Reproduce the listing below character for character; drop every image.

### AVAILABLE DATA
########
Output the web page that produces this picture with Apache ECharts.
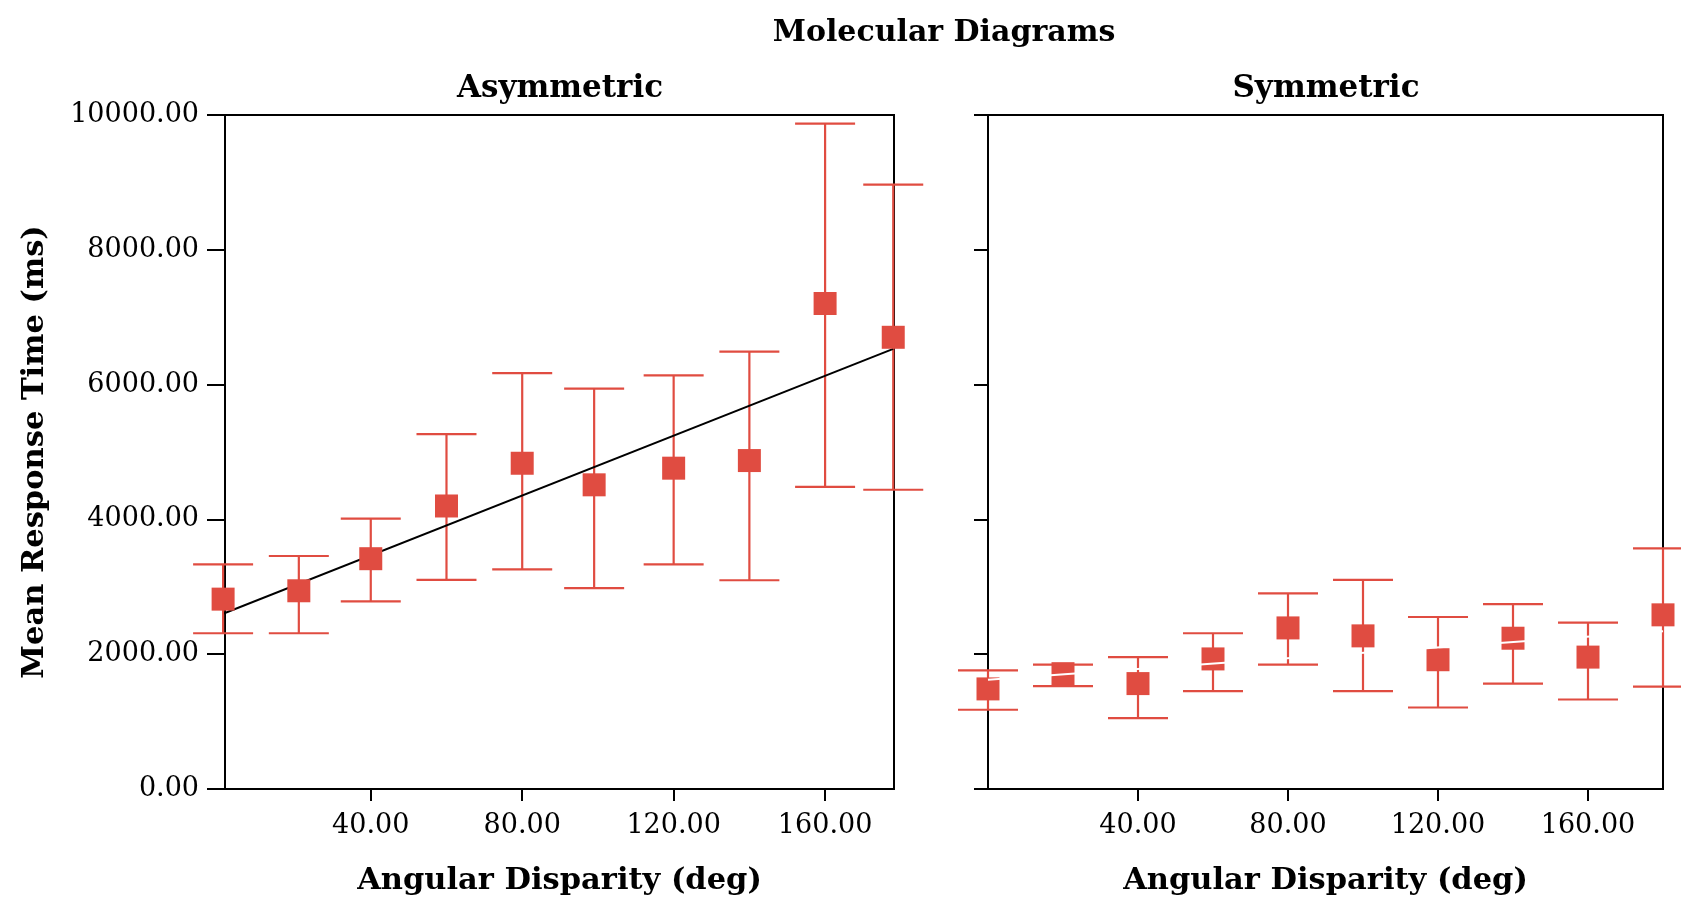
<!DOCTYPE html>
<html><head><meta charset="utf-8">
<script src="https://cdn.jsdelivr.net/npm/echarts@6/dist/echarts.min.js"></script>
<style>html,body{margin:0;padding:0;background:#fff}#c{width:1681px;height:902px}</style>
</head><body><div id="c"></div>
<script>
const titleText = 'Molecular Diagrams';
const panelNames = ['Asymmetric', 'Symmetric'];
const xAxisName = 'Angular Disparity (deg)';
const yAxisName = 'Mean Response Time (ms)';
const xTickValues = [40, 80, 120, 160];

const asymAngles = [1, 21, 40, 60, 80, 99, 120, 140, 160, 178];
const asymMeans  = [2817, 2941, 3417, 4199, 4833, 4513, 4760, 4873, 7203, 6702];
const asymLower  = [2311, 2311, 2783, 3103, 3260, 2979, 3333, 3097, 4484, 4440];
const asymUpper  = [3333, 3457, 4012, 5265, 6171, 5940, 6136, 6490, 9873, 8968];
const asymFitX = [1, 178];
const asymFitY = [2600, 6530];

const symAngles = [0, 20, 40, 60, 80, 100, 120, 140, 160, 180];
const symMeans  = [1485, 1711, 1564, 1930, 2390, 2272, 1918, 2237, 1957, 2584];
const symLower  = [1176, 1525, 1053, 1451, 1844, 1451, 1209, 1564, 1328, 1519];
const symUpper  = [1761, 1844, 1957, 2311, 2901, 3103, 2552, 2744, 2469, 3569];
const symFitX = [0, 180];
const symFitY = [1620, 2340];

const RED = '#e04c41';
const FONT = '"DejaVu Serif", "Liberation Serif", serif';
const fmt = v => Number(v).toFixed(2);

const chart = echarts.init(document.getElementById('c'), null, {renderer: 'canvas'});

function errorBars(xs, lo, hi, idx) {
  return {
    type: 'custom', xAxisIndex: idx, yAxisIndex: idx, z: 2, clip: false,
    data: xs.map((x, i) => [x, lo[i], hi[i]]),
    encode: {x: 0, y: [1, 2]},
    renderItem(params, api) {
      const top = api.coord([api.value(0), api.value(2)]);
      const bot = api.coord([api.value(0), api.value(1)]);
      const hw = 30;
      const style = {stroke: RED, lineWidth: 2.2};
      return {type: 'group', children: [
        {type: 'line', shape: {x1: top[0], y1: top[1], x2: bot[0], y2: bot[1]}, style},
        {type: 'line', shape: {x1: top[0] - hw, y1: top[1], x2: top[0] + hw, y2: top[1]}, style},
        {type: 'line', shape: {x1: bot[0] - hw, y1: bot[1], x2: bot[0] + hw, y2: bot[1]}, style}
      ]};
    }
  };
}
function points(xs, ys, idx) {
  return {type: 'scatter', xAxisIndex: idx, yAxisIndex: idx, z: 4, clip: false,
    symbol: 'rect', symbolSize: 23, itemStyle: {color: RED, opacity: 1},
    data: xs.map((x, i) => [x, ys[i]])};
}
function fit(xs, ys, idx, color, z) {
  return {type: 'line', xAxisIndex: idx, yAxisIndex: idx, z, clip: false,
    symbol: 'none', lineStyle: {color, width: 2}, data: xs.map((x, i) => [x, ys[i]])};
}

const axisLineStyle = {color: '#000', width: 2};
function xAxis(idx, min, max) {
  return {
    type: 'value', gridIndex: idx, min, max,
    name: xAxisName, nameLocation: 'middle', nameGap: 77,
    nameTextStyle: {fontFamily: FONT, fontWeight: 'bold', fontSize: 30.5, color: '#000'},
    axisLine: {show: true, lineStyle: axisLineStyle},
    axisTick: {show: true, length: 12, lineStyle: axisLineStyle, customValues: xTickValues},
    axisLabel: {show: true, customValues: xTickValues, formatter: fmt, margin: 23,
      fontFamily: FONT, fontSize: 27, color: '#000'},
    splitLine: {show: false}
  };
}
function yAxis(idx, showLabels, tickLen) {
  return {
    type: 'value', gridIndex: idx, min: 0, max: 10000, interval: 2000,
    name: showLabels ? yAxisName : '', nameLocation: 'middle', nameGap: 174, nameRotate: 90,
    nameTextStyle: {fontFamily: FONT, fontWeight: 'bold', fontSize: 30.5, color: '#000'},
    axisLine: {show: true, lineStyle: axisLineStyle},
    axisTick: {show: true, length: tickLen, lineStyle: axisLineStyle},
    axisLabel: {show: showLabels, formatter: fmt, margin: 26,
      fontFamily: FONT, fontSize: 27, color: '#000'},
    splitLine: {show: false}
  };
}

chart.setOption({
  animation: false,
  backgroundColor: '#fff',
  graphic: [
    {type: 'text', x: 944, y: 33, style: {text: titleText, fill: '#000', font: 'bold 30px ' + FONT, align: 'center', verticalAlign: 'middle'}},
    {type: 'text', x: 560, y: 89, style: {text: panelNames[0], fill: '#000', font: 'bold 31px ' + FONT, align: 'center', verticalAlign: 'middle'}},
    {type: 'text', x: 1326, y: 89, style: {text: panelNames[1], fill: '#000', font: 'bold 31px ' + FONT, align: 'center', verticalAlign: 'middle'}}
  ],
  grid: [
    {left: 225, top: 115, width: 669, height: 678, show: true, borderColor: '#000', borderWidth: 2, containLabel: false},
    {left: 988, top: 115, width: 675, height: 678, show: true, borderColor: '#000', borderWidth: 2, containLabel: false}
  ],
  xAxis: [xAxis(0, 1.5, 178.2), xAxis(1, 0, 180)],
  yAxis: [yAxis(0, true, 18), yAxis(1, false, 14)],
  series: [
    errorBars(asymAngles, asymLower, asymUpper, 0),
    fit(asymFitX, asymFitY, 0, '#000', 3),
    points(asymAngles, asymMeans, 0),
    errorBars(symAngles, symLower, symUpper, 1),
    points(symAngles, symMeans, 1),
    fit(symFitX, symFitY, 1, '#fff', 5)
  ]
});
</script></body></html>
########
### SOLUTION TO THE PROBLEM
Output the web page that produces this picture with Apache ECharts.
<!DOCTYPE html>
<html><head><meta charset="utf-8">
<script src="https://cdn.jsdelivr.net/npm/echarts@6/dist/echarts.min.js"></script>
<style>html,body{margin:0;padding:0;background:#fff}#c{width:1681px;height:902px}</style>
</head><body><div id="c"></div>
<script>
const titleText = 'Molecular Diagrams';
const panelNames = ['Asymmetric', 'Symmetric'];
const xAxisName = 'Angular Disparity (deg)';
const yAxisName = 'Mean Response Time (ms)';
const xTickValues = [40, 80, 120, 160];

const asymAngles = [1, 21, 40, 60, 80, 99, 120, 140, 160, 178];
const asymMeans  = [2817, 2941, 3417, 4199, 4833, 4513, 4760, 4873, 7203, 6702];
const asymLower  = [2311, 2311, 2783, 3103, 3260, 2979, 3333, 3097, 4484, 4440];
const asymUpper  = [3333, 3457, 4012, 5265, 6171, 5940, 6136, 6490, 9873, 8968];
const asymFitX = [1, 178];
const asymFitY = [2600, 6530];

const symAngles = [0, 20, 40, 60, 80, 100, 120, 140, 160, 180];
const symMeans  = [1485, 1711, 1564, 1930, 2390, 2272, 1918, 2237, 1957, 2584];
const symLower  = [1176, 1525, 1053, 1451, 1844, 1451, 1209, 1564, 1328, 1519];
const symUpper  = [1761, 1844, 1957, 2311, 2901, 3103, 2552, 2744, 2469, 3569];
const symFitX = [0, 180];
const symFitY = [1620, 2340];

const RED = '#e04c41';
const FONT = '"DejaVu Serif", "Liberation Serif", serif';
const fmt = v => Number(v).toFixed(2);

const chart = echarts.init(document.getElementById('c'), null, {renderer: 'canvas'});

function errorBars(xs, lo, hi, idx) {
  return {
    type: 'custom', xAxisIndex: idx, yAxisIndex: idx, z: 2, clip: false,
    data: xs.map((x, i) => [x, lo[i], hi[i]]),
    encode: {x: 0, y: [1, 2]},
    renderItem(params, api) {
      const top = api.coord([api.value(0), api.value(2)]);
      const bot = api.coord([api.value(0), api.value(1)]);
      const hw = 30;
      const style = {stroke: RED, lineWidth: 2.2};
      return {type: 'group', children: [
        {type: 'line', shape: {x1: top[0], y1: top[1], x2: bot[0], y2: bot[1]}, style},
        {type: 'line', shape: {x1: top[0] - hw, y1: top[1], x2: top[0] + hw, y2: top[1]}, style},
        {type: 'line', shape: {x1: bot[0] - hw, y1: bot[1], x2: bot[0] + hw, y2: bot[1]}, style}
      ]};
    }
  };
}
function points(xs, ys, idx) {
  return {type: 'scatter', xAxisIndex: idx, yAxisIndex: idx, z: 4, clip: false,
    symbol: 'rect', symbolSize: 23, itemStyle: {color: RED, opacity: 1},
    data: xs.map((x, i) => [x, ys[i]])};
}
function fit(xs, ys, idx, color, z) {
  return {type: 'line', xAxisIndex: idx, yAxisIndex: idx, z, clip: false,
    symbol: 'none', lineStyle: {color, width: 2}, data: xs.map((x, i) => [x, ys[i]])};
}

const axisLineStyle = {color: '#000', width: 2};
function xAxis(idx, min, max) {
  return {
    type: 'value', gridIndex: idx, min, max,
    name: xAxisName, nameLocation: 'middle', nameGap: 77,
    nameTextStyle: {fontFamily: FONT, fontWeight: 'bold', fontSize: 30.5, color: '#000'},
    axisLine: {show: true, lineStyle: axisLineStyle},
    axisTick: {show: true, length: 12, lineStyle: axisLineStyle, customValues: xTickValues},
    axisLabel: {show: true, customValues: xTickValues, formatter: fmt, margin: 23,
      fontFamily: FONT, fontSize: 27, color: '#000'},
    splitLine: {show: false}
  };
}
function yAxis(idx, showLabels, tickLen) {
  return {
    type: 'value', gridIndex: idx, min: 0, max: 10000, interval: 2000,
    name: showLabels ? yAxisName : '', nameLocation: 'middle', nameGap: 174, nameRotate: 90,
    nameTextStyle: {fontFamily: FONT, fontWeight: 'bold', fontSize: 30.5, color: '#000'},
    axisLine: {show: true, lineStyle: axisLineStyle},
    axisTick: {show: true, length: tickLen, lineStyle: axisLineStyle},
    axisLabel: {show: showLabels, formatter: fmt, margin: 26,
      fontFamily: FONT, fontSize: 27, color: '#000'},
    splitLine: {show: false}
  };
}

chart.setOption({
  animation: false,
  backgroundColor: '#fff',
  graphic: [
    {type: 'text', x: 944, y: 33, style: {text: titleText, fill: '#000', font: 'bold 30px ' + FONT, align: 'center', verticalAlign: 'middle'}},
    {type: 'text', x: 560, y: 89, style: {text: panelNames[0], fill: '#000', font: 'bold 31px ' + FONT, align: 'center', verticalAlign: 'middle'}},
    {type: 'text', x: 1326, y: 89, style: {text: panelNames[1], fill: '#000', font: 'bold 31px ' + FONT, align: 'center', verticalAlign: 'middle'}}
  ],
  grid: [
    {left: 225, top: 115, width: 669, height: 678, show: true, borderColor: '#000', borderWidth: 2, containLabel: false},
    {left: 988, top: 115, width: 675, height: 678, show: true, borderColor: '#000', borderWidth: 2, containLabel: false}
  ],
  xAxis: [xAxis(0, 1.5, 178.2), xAxis(1, 0, 180)],
  yAxis: [yAxis(0, true, 18), yAxis(1, false, 14)],
  series: [
    errorBars(asymAngles, asymLower, asymUpper, 0),
    fit(asymFitX, asymFitY, 0, '#000', 3),
    points(asymAngles, asymMeans, 0),
    errorBars(symAngles, symLower, symUpper, 1),
    points(symAngles, symMeans, 1),
    fit(symFitX, symFitY, 1, '#fff', 5)
  ]
});
</script></body></html>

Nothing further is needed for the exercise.